→ Written task
Exactly retype the lines from the top of the data through the line containing "fontweight='bold', family='Lato', zorder=3)", leaving out every picture.

→ Data section

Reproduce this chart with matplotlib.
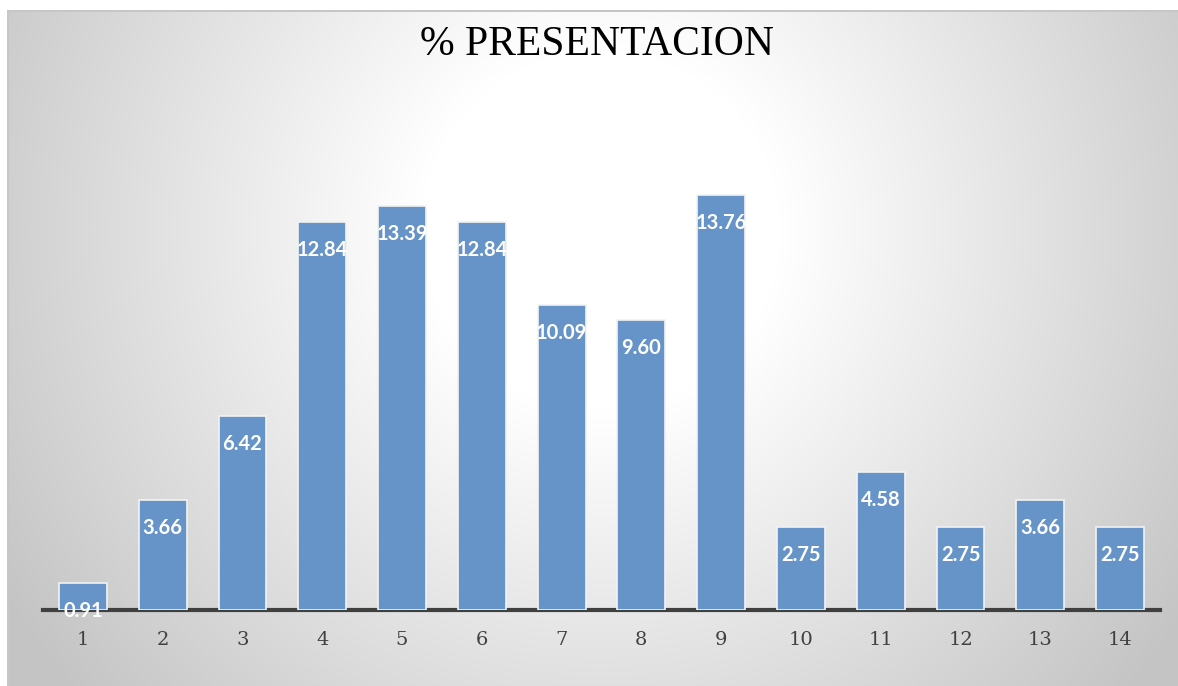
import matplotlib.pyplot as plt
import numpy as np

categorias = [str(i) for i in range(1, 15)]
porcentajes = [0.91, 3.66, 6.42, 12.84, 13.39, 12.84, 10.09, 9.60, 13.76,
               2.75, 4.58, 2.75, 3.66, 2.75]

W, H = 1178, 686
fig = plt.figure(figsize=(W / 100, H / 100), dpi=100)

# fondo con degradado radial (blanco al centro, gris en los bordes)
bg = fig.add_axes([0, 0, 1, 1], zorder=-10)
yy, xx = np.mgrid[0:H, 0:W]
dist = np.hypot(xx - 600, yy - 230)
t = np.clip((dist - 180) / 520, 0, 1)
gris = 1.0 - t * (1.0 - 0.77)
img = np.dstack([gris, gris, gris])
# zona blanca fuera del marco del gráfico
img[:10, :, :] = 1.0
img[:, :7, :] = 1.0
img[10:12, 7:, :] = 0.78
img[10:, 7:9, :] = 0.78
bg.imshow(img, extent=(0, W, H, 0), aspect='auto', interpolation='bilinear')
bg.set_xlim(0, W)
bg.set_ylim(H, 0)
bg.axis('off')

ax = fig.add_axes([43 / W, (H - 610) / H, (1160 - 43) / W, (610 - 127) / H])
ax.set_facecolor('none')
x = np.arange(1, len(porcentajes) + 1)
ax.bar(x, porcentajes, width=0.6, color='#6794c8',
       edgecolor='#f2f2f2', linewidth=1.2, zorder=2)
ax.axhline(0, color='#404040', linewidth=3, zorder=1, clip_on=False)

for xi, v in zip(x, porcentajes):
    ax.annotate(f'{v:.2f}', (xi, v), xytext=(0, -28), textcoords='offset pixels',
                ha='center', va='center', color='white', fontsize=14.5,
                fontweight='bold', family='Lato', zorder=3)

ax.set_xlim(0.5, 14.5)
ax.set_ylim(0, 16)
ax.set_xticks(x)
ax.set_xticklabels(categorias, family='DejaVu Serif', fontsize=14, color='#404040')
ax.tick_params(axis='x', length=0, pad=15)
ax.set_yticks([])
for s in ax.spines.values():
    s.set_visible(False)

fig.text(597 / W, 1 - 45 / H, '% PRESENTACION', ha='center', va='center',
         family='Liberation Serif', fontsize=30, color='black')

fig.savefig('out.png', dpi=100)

→ Completed task
Reproduce this chart with matplotlib.
import matplotlib.pyplot as plt
import numpy as np

categorias = [str(i) for i in range(1, 15)]
porcentajes = [0.91, 3.66, 6.42, 12.84, 13.39, 12.84, 10.09, 9.60, 13.76,
               2.75, 4.58, 2.75, 3.66, 2.75]

W, H = 1178, 686
fig = plt.figure(figsize=(W / 100, H / 100), dpi=100)

# fondo con degradado radial (blanco al centro, gris en los bordes)
bg = fig.add_axes([0, 0, 1, 1], zorder=-10)
yy, xx = np.mgrid[0:H, 0:W]
dist = np.hypot(xx - 600, yy - 230)
t = np.clip((dist - 180) / 520, 0, 1)
gris = 1.0 - t * (1.0 - 0.77)
img = np.dstack([gris, gris, gris])
# zona blanca fuera del marco del gráfico
img[:10, :, :] = 1.0
img[:, :7, :] = 1.0
img[10:12, 7:, :] = 0.78
img[10:, 7:9, :] = 0.78
bg.imshow(img, extent=(0, W, H, 0), aspect='auto', interpolation='bilinear')
bg.set_xlim(0, W)
bg.set_ylim(H, 0)
bg.axis('off')

ax = fig.add_axes([43 / W, (H - 610) / H, (1160 - 43) / W, (610 - 127) / H])
ax.set_facecolor('none')
x = np.arange(1, len(porcentajes) + 1)
ax.bar(x, porcentajes, width=0.6, color='#6794c8',
       edgecolor='#f2f2f2', linewidth=1.2, zorder=2)
ax.axhline(0, color='#404040', linewidth=3, zorder=1, clip_on=False)

for xi, v in zip(x, porcentajes):
    ax.annotate(f'{v:.2f}', (xi, v), xytext=(0, -28), textcoords='offset pixels',
                ha='center', va='center', color='white', fontsize=14.5,
                fontweight='bold', family='Lato', zorder=3)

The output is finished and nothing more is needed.